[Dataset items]

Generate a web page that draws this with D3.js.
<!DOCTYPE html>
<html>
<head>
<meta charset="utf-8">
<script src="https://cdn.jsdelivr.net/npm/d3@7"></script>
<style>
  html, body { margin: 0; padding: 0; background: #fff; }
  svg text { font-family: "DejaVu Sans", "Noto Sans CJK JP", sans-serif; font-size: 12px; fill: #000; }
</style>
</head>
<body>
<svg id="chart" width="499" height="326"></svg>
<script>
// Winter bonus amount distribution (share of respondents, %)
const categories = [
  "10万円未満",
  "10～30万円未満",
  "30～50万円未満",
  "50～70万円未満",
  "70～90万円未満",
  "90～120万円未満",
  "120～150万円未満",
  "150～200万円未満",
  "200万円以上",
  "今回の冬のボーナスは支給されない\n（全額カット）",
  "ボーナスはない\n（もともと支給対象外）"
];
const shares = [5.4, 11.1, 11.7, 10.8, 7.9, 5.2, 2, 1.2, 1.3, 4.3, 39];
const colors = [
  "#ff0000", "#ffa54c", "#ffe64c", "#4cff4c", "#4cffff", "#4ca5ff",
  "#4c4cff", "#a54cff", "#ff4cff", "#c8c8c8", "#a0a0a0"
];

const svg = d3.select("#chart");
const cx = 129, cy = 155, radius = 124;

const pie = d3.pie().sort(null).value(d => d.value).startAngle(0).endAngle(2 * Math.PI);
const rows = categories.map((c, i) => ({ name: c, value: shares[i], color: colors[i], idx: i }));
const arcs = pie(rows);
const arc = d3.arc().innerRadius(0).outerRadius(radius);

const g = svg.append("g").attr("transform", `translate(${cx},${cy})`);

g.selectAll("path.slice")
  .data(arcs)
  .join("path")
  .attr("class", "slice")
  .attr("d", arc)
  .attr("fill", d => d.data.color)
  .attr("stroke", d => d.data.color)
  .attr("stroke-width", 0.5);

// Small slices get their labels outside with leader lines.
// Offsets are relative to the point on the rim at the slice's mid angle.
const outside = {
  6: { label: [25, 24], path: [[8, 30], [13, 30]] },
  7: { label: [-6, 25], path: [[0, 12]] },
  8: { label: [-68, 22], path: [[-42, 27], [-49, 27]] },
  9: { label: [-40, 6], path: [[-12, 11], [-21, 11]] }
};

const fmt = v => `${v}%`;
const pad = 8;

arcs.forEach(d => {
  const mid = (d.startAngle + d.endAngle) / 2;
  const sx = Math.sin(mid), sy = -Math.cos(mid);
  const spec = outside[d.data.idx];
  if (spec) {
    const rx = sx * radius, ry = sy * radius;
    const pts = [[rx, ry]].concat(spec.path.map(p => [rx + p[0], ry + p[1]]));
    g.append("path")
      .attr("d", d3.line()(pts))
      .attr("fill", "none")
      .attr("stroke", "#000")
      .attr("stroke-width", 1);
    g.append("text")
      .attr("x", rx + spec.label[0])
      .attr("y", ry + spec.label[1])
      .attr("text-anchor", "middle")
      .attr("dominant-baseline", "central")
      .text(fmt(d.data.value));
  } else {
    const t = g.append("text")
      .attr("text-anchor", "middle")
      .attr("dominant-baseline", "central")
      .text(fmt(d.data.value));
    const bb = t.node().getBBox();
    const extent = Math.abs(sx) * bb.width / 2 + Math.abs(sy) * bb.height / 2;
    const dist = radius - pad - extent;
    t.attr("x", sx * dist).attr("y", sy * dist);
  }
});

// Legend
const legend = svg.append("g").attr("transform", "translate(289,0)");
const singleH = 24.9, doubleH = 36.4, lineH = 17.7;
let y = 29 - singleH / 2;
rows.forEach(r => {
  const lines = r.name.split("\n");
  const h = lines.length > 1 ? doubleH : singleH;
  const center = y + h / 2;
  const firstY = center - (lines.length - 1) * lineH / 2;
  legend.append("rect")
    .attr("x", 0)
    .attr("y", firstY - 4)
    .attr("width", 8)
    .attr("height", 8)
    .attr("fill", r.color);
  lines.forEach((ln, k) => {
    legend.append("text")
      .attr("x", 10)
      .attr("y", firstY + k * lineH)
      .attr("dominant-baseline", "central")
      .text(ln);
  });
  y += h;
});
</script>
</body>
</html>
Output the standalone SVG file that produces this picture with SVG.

PROBLEM TO SOLVE: Lines of the listing that contain the word "this" are to be counted; report only their number.

TASK RESPONSE: 2